Originally posted by Garfield3d
... My take on the plot was that the Shivans were an ambiguous and mysterious force that could only be antagonized as a clensing force in which we were at the recieving end of. ...
And I can understand your perspective, but I likewise cannot quite agree. That the Shivans are a complex destructive force, in that there are side effects that might be classed as "good", I would wholeheartedly agree. But what did the Terrans or the Vasudans do to warrant destruction? Discovered subspace and had a little spat between themselves. The Ancients may have made themselves a scourge over other races, but all we had done was simply be there. The Shivans were not destroying us because we'd commited some crime that demanded punishment, but just because we were there.
New life may indeed spring up where death and destruction have passed before, which is the FS universe's ultimate moral. But that day breaks after the night doesn't make the night any less dark.
Originally posted by karajorma
I disagree with your view that the shivans are painted as an unknowable evil Sesquipedalian. Bosch understood them (or at least felt he did). Furthermore they didn't kill Bosch when he started to speak to him. Instead they took him away in their ships. That means that in FS2 [V] wanted to add some ambiguity to the shivans. Maybe they aren't evil. Maybe they were doing something else.
Bosch believed that humanity could make an alliance with the shivans. An alliance that somehow would never happen while we we allies with the Vasudans. Again that does sit well for me with the prospect of an unknowable evil. The shivans do have goals that a human can understand it's just that [V] reserved them for FS3.
But they did kill everyone on his ship indiscriminately when they took him. You've misunderstood my meaning ever so subtly, karajorma.
I did not say they are
of necessity unknowable: V could have written the story a bit differently, of course. I said that in V's story they are an unknown. To change that is to change the function of the Shivans in the story, and thus to change the nature of the whole story. It is not that the Shivans have no motivations (there usually are motivations associated with evil in most stories), but we are not told their motivations because they are supposed to remain incomprehensible to us (as real people).

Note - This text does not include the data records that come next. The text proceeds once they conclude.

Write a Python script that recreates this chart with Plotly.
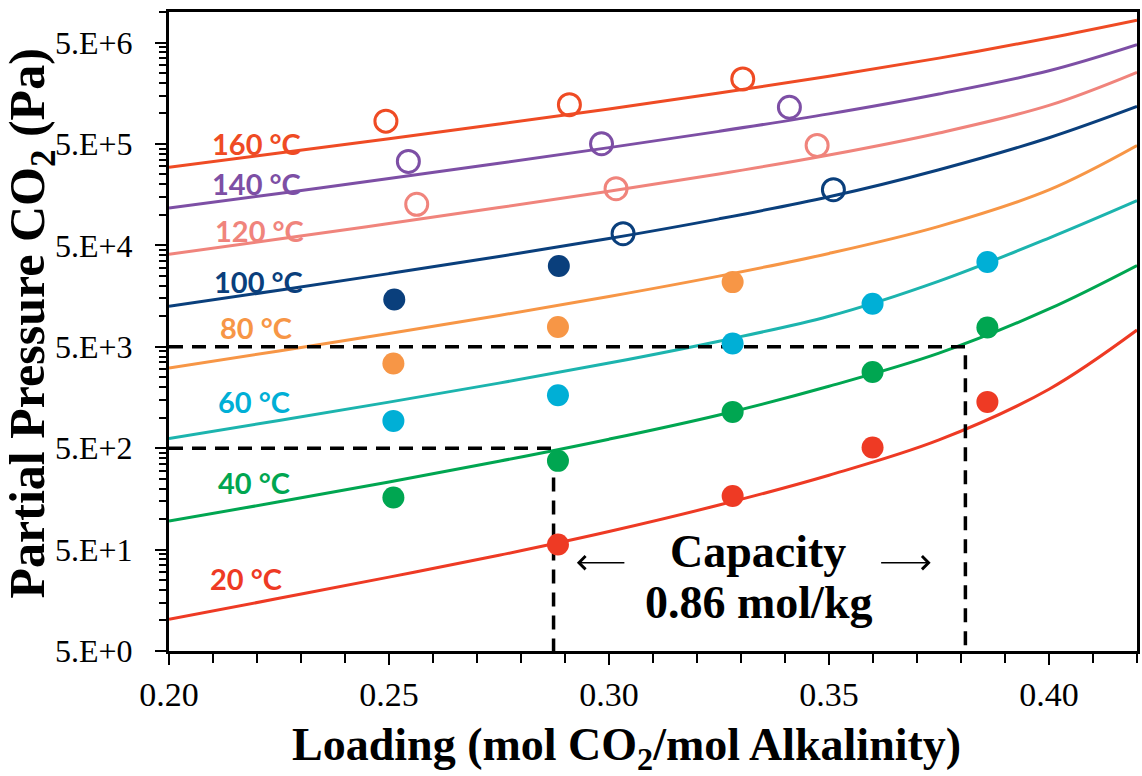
import numpy as np
import plotly.graph_objects as go

# ---------------- data ----------------
# model curves: loading (mol CO2/mol alkalinity) vs partial pressure CO2 (Pa)
curve_x = [0.200, 0.225, 0.250, 0.275, 0.300, 0.325, 0.350, 0.375, 0.400, 0.420]
y_160 = [2.95e5, 4.07e5, 5.64e5, 7.87e5, 1.108e6, 1.586e6, 2.322e6, 3.51e6, 5.537e6, 8.29e6]
y_140 = [1.165e5, 1.627e5, 2.28e5, 3.22e5, 4.597e5, 6.653e5, 9.895e5, 1.554e6, 2.631e6, 4.755e6]
y_120 = [4.076e4, 5.768e4, 8.218e4, 1.179e5, 1.709e5, 2.526e5, 3.886e5, 6.417e5, 1.2e6, 2.543e6]
y_100 = [1.253e4, 1.805e4, 2.632e4, 3.879e4, 5.834e4, 9.123e4, 1.506e5, 2.785e5, 5.756e5, 1.171e6]
y_80 = [3091, 4546, 6761, 1.017e4, 1.565e4, 2.487e4, 4.161e4, 7.696e4, 1.761e5, 4.822e5]
y_60 = [623, 937, 1423, 2190, 3454, 5678, 9989, 2.22e4, 5.901e4, 1.379e5]
y_40 = [95.4, 147.9, 232.3, 371.4, 613.3, 1064, 2040, 4324, 1.179e4, 3.162e4]
y_20 = [10.26, 16.53, 26.74, 43.94, 75.4, 137.5, 270.4, 602.4, 1906, 7303]

# experimental points
px_160_open = [0.2493, 0.2910, 0.3304]
py_160_open = [8.39e5, 1.22e6, 2.19e6]
px_140_open = [0.2544, 0.2983, 0.3410]
py_140_open = [3.36e5, 5.02e5, 1.15e6]
px_120_open = [0.2563, 0.3016, 0.3473]
py_120_open = [1.27e5, 1.81e5, 4.83e5]
px_100_fill = [0.2512, 0.2886]
py_100_fill = [1.46e4, 3.13e4]
px_100_open = [0.3032, 0.3510]
py_100_open = [6.52e4, 1.77e5]
px_80_fill = [0.2510, 0.2884, 0.3281]
py_80_fill = [3.42e3, 7.84e3, 2.17e4]
px_60_fill = [0.2510, 0.2884, 0.3281, 0.3599, 0.3860]
py_60_fill = [929, 1664, 5380, 1.33e4, 3.43e4]
px_40_fill = [0.2510, 0.2884, 0.3281, 0.3599, 0.3860]
py_40_fill = [163, 375, 1140, 2825, 7730]
px_20_fill = [0.2884, 0.3281, 0.3599, 0.3860]
py_20_fill = [56.2, 169, 508, 1430]

# capacity guide lines
cap_low_x, cap_low_y = 0.2874, 500
cap_high_x, cap_high_y = 0.3810, 5000

# temperature labels
labels = ["160 °C", "140 °C", "120 °C", "100 °C", "80 °C", "60 °C", "40 °C", "20 °C"]
label_x = [0.2199, 0.2199, 0.2206, 0.2204, 0.2197, 0.2193, 0.2193, 0.2174]
label_y = [5.06e5, 2.04e5, 7.03e4, 2.21e4, 7.78e3, 1452, 231, 26.2]

# y tick values / labels
y_tickvals = [5, 50, 500, 5000, 5e4, 5e5, 5e6]
y_ticktext = ["5.E+0", "5.E+1", "5.E+2", "5.E+3", "5.E+4", "5.E+5", "5.E+6"]
x_tickvals = [0.20, 0.25, 0.30, 0.35, 0.40]
x_ticktext = ["0.20", "0.25", "0.30", "0.35", "0.40"]

# ---------------- colours ----------------
c160 = "#EF4B24"
c140 = "#7D4FA5"
c120 = "#F0847C"
c100 = "#0A3F7C"
c80 = "#F79646"
c60_line = "#1CB4AE"
c60_mark = "#00AFD6"
c40 = "#00A651"
c20 = "#EE3A24"
label_colors = [c160, c140, c120, c100, c80, c60_mark, c40, c20]

fig = go.Figure()

def add_curve(y, color):
    fig.add_trace(go.Scatter(x=curve_x, y=y, mode="lines",
                             line=dict(color=color, width=3, shape="spline", smoothing=1.0),
                             hoverinfo="skip", showlegend=False))

add_curve(y_160, c160)
add_curve(y_140, c140)
add_curve(y_120, c120)
add_curve(y_100, c100)
add_curve(y_80, c80)
add_curve(y_60, c60_line)
add_curve(y_40, c40)
add_curve(y_20, c20)

# dashed capacity guides
ymin = 5
dash = dict(color="black", width=3.5, dash="14px,9px")
fig.add_trace(go.Scatter(x=[0.2, cap_low_x, cap_low_x], y=[cap_low_y, cap_low_y, ymin],
                         mode="lines", line=dash, hoverinfo="skip", showlegend=False))
fig.add_trace(go.Scatter(x=[0.2, cap_high_x, cap_high_x], y=[cap_high_y, cap_high_y, ymin],
                         mode="lines", line=dash, hoverinfo="skip", showlegend=False))

def add_points(x, y, color, filled):
    if filled:
        marker = dict(symbol="circle", size=22, color=color, line=dict(width=0))
    else:
        marker = dict(symbol="circle-open", size=22, color=color, line=dict(width=3, color=color))
    fig.add_trace(go.Scatter(x=x, y=y, mode="markers", marker=marker,
                             hoverinfo="skip", showlegend=False))

add_points(px_160_open, py_160_open, c160, False)
add_points(px_140_open, py_140_open, c140, False)
add_points(px_120_open, py_120_open, c120, False)
add_points(px_100_fill, py_100_fill, c100, True)
add_points(px_100_open, py_100_open, c100, False)
add_points(px_80_fill, py_80_fill, c80, True)
add_points(px_60_fill, py_60_fill, c60_mark, True)
add_points(px_40_fill, py_40_fill, c40, True)
add_points(px_20_fill, py_20_fill, c20, True)

annotations = []
for t, lx, ly, col in zip(labels, label_x, label_y, label_colors):
    annotations.append(dict(x=lx, y=np.log10(ly), xref="x", yref="y", text=t, showarrow=False,
                            font=dict(family="Lato", size=29, color=col, weight="bold"),
                            xanchor="center", yanchor="middle"))

# capacity text and arrows
serif = "Liberation Serif"
annotations.append(dict(x=0.3339, y=np.log10(48.3), xref="x", yref="y",
                        text="<b>Capacity</b>", showarrow=False,
                        font=dict(family=serif, size=46, color="black"),
                        xanchor="center", yanchor="middle"))
annotations.append(dict(x=0.3339, y=np.log10(14.9), xref="x", yref="y",
                        text="<b>0.86 mol/kg</b>", showarrow=False,
                        font=dict(family=serif, size=46, color="black"),
                        xanchor="center", yanchor="middle"))
annotations.append(dict(x=0.2927, y=np.log10(37.1), xref="x", yref="y", text="",
                        showarrow=True, ax=49, ay=0, arrowhead=4, arrowsize=1.6,
                        arrowwidth=1.6, arrowcolor="black", standoff=0))
annotations.append(dict(x=0.3731, y=np.log10(37.1), xref="x", yref="y", text="",
                        showarrow=True, ax=-51, ay=0, arrowhead=4, arrowsize=1.6,
                        arrowwidth=1.6, arrowcolor="black", standoff=0))

# axis titles (paper coords are relative to the plot area)
annotations.append(dict(x=0.4727, y=-0.152, xref="paper", yref="paper",
                        text="<b>Loading (mol CO<sub>2</sub>/mol Alkalinity)</b>", showarrow=False,
                        font=dict(family=serif, size=46, color="black"),
                        xanchor="center", yanchor="middle"))
annotations.append(dict(x=-0.1421, y=0.5133, xref="paper", yref="paper",
                        text="<b>Partial Pressure CO<sub>2</sub> (Pa)</b>", showarrow=False,
                        textangle=-90,
                        font=dict(family=serif, size=50, color="black"),
                        xanchor="center", yanchor="middle"))

minor_y = []
for n in range(0, 7):
    base = 5 * 10 ** n
    for k in range(2, 10):
        v = base * k
        if v <= 1e7:
            minor_y.append(v)

fig.update_layout(
    width=1142, height=776, autosize=False,
    margin=dict(l=169, r=2, t=12, b=125),
    paper_bgcolor="white", plot_bgcolor="white",
    showlegend=False,
    annotations=annotations,
    xaxis=dict(range=[0.2, 0.42], tickmode="array", tickvals=x_tickvals, ticktext=x_ticktext,
               ticks="outside", ticklen=11, tickwidth=2, tickcolor="black",
               showline=True, linewidth=3, linecolor="black", mirror=True,
               showgrid=False, zeroline=False, ticklabelstandoff=0,
               tickfont=dict(family=serif, size=34, color="black"),
               minor=dict(dtick=0.01, tick0=0.2, ticks="outside", ticklen=9, tickwidth=2,
                          tickcolor="black", showgrid=False)),
    yaxis=dict(type="log", range=[np.log10(5), 7], tickmode="array", tickvals=y_tickvals,
               ticktext=y_ticktext, ticks="outside", ticklen=11, tickwidth=2, tickcolor="black",
               showline=True, linewidth=3, linecolor="black", mirror=True,
               showgrid=False, zeroline=False, ticklabelstandoff=16,
               tickfont=dict(family=serif, size=32, color="black"),
               minor=dict(tickmode="array", tickvals=minor_y, ticks="outside", ticklen=7,
                          tickwidth=2, tickcolor="black", showgrid=False)),
)

fig.write_html("out.html")
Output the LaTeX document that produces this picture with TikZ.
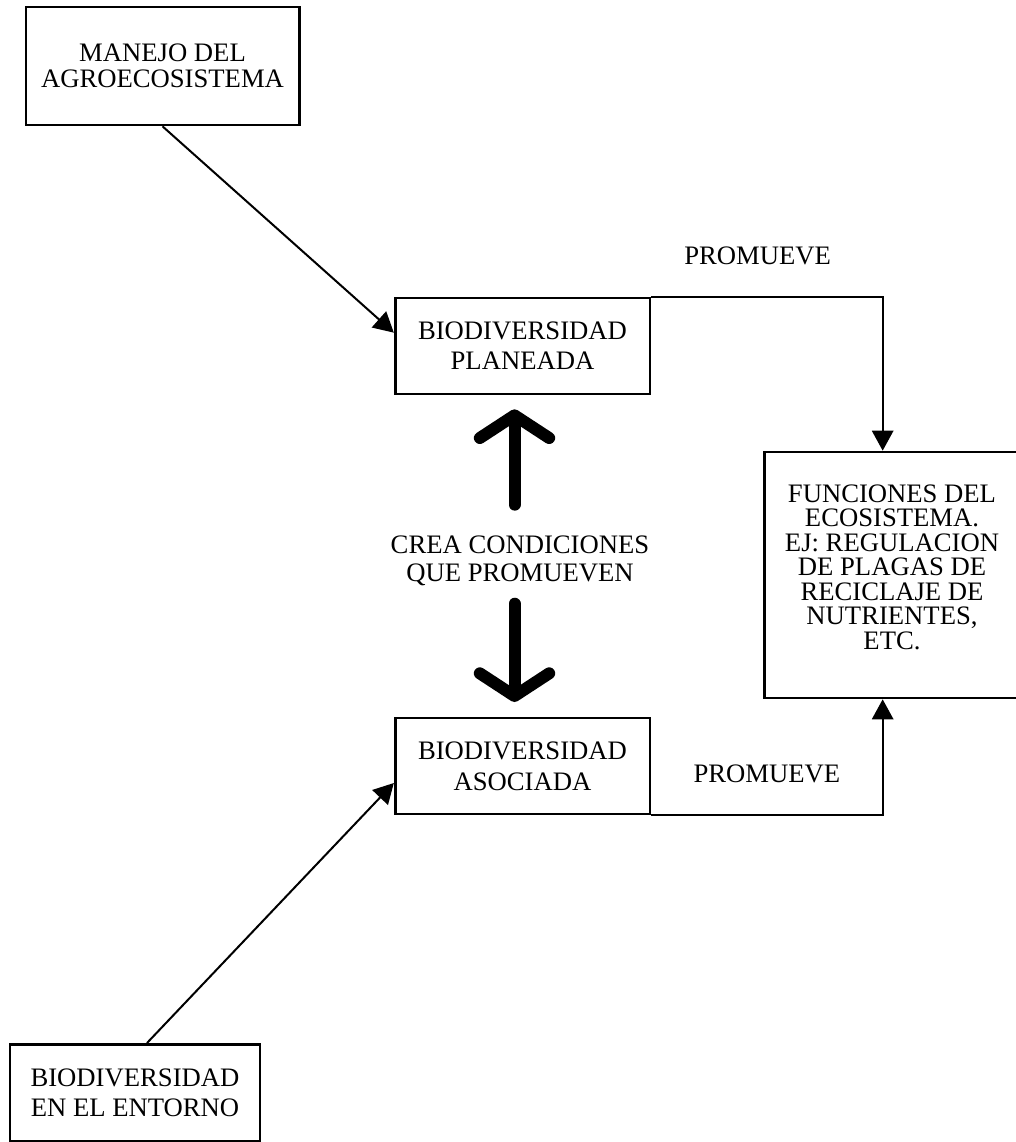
\documentclass[tikz,border=0pt]{standalone}
\usepackage{fontspec}
\setmainfont{Liberation Serif}
\usetikzlibrary{arrows.meta}

\tikzset{
  caja/.style={draw, line width=2pt, align=center, inner sep=0pt,
    minimum width=191pt, minimum height=72pt},
  flecha/.style={-{Triangle[width=16pt,length=15pt]}, line width=1.5pt},
  gruesa/.style={-{Straight Barb[round,length=17pt,width=52pt]}, line width=9pt, line cap=round},
}

\begin{document}
\begin{tikzpicture}[x=0.75pt, y=-0.75pt, font=\fontsize{20}{22.5}\selectfont]
    \useasboundingbox (0,0) rectangle (1016,1142);

    % cajas
    \node[caja, minimum width=205pt, minimum height=88.5pt,
      font=\fontsize{20}{19.5}\selectfont] (manejo) at (162.5,66) {MANEJO DEL\\AGROECOSISTEMA};
    \node[caja] (planeada) at (522.5,346) {BIODIVERSIDAD\\PLANEADA};
    \node[caja, font=\fontsize{20}{23}\selectfont] (asociada) at (522.5,766) {BIODIVERSIDAD\\ASOCIADA};
    \node[caja, minimum height=184.5pt, text depth=12pt,
      font=\fontsize{20}{18.4}\selectfont] (funciones) at (892,575)
      {FUNCIONES DEL\\ECOSISTEMA.\\EJ: REGULACION\\DE PLAGAS DE\\RECICLAJE DE\\NUTRIENTES,\\ETC.};
    \node[caja, minimum width=187.5pt, minimum height=73pt] (entorno) at (135,1093)
      {BIODIVERSIDAD\\EN EL ENTORNO};
    \node[align=center, font=\fontsize{20}{21}\selectfont] (crea) at (520,561)
      {CREA CONDICIONES\\QUE PROMUEVEN};

    % flechas finas
    \draw[flecha] (manejo.south) -- ([yshift=10pt]planeada.west);
    \draw[flecha] ([xshift=9pt]entorno.north) -- ([yshift=-12.75pt]asociada.west);
    \draw[flecha] (planeada.north east) -| node[pos=0.23, above=20pt] {PROMUEVE} ([xshift=-7pt]funciones.north);
    \draw[flecha] (asociada.south east) -| node[pos=0.25, above=20pt] {PROMUEVE} ([xshift=-7pt]funciones.south);

    % flechas gruesas
    \draw[gruesa, shorten <=20pt, shorten >=10.5pt] ([xshift=-6pt]planeada.south |- crea.north) -- ([xshift=-6pt]planeada.south);
    \draw[gruesa, shorten <=9.75pt, shorten >=11pt] ([xshift=-6pt]asociada.north |- crea.south) -- ([xshift=-6pt]asociada.north);
\end{tikzpicture}
\end{document}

Let me take a different tack for a minute. In 2000, I visited a preserved concentration camp in Dauchau. The single most disturbing thing about that day was not the photos, or the ovens, or the bunkers, or the medical experiment records. It was how effortlessly I could imagine being in the place, not of an inmate (which was hard), but of a guard. I spoke to others about this, and they had similar experiences. Any person could have become one, easily. The choice is simple, and perfectly understandable (hence the effortlessness of imagining it). And yet, understanding of the
motivation that would bring one to choose such a course eluded me, and still does. I can imagine myself into the place of a guard. I cannot imagine
why such evil was done.
Now, in this example, we can see that even being able to imagine oneself in the very place of the person with evil motivation does not allow one to understand the evil motivation. If we could truly understand it, we wouldn't call it evil anymore. We might call it insane or confused or misguided, and so find a place for it in the universe, as if it belonged here. But it is evil, and therefore we cannot truly understand it. So likewise the Shivans: whatever their general and particular motivations, V keeps them incomprehensible to us, because if they were known and understood by us, we could say of them "Oh, well, that's alright then."
As for Bosch, many people, real and fictitious, have foolishly felt they could ally with evil for some good end. Another of FS's major themes was that evil begets evil. As Bosch himself said, his quest had resulted in the deaths of millions. The irony of his final monologue's words followed by what the Shivans did when they arrived (killing everyone and dragging him aboard) clinched it for me on that count.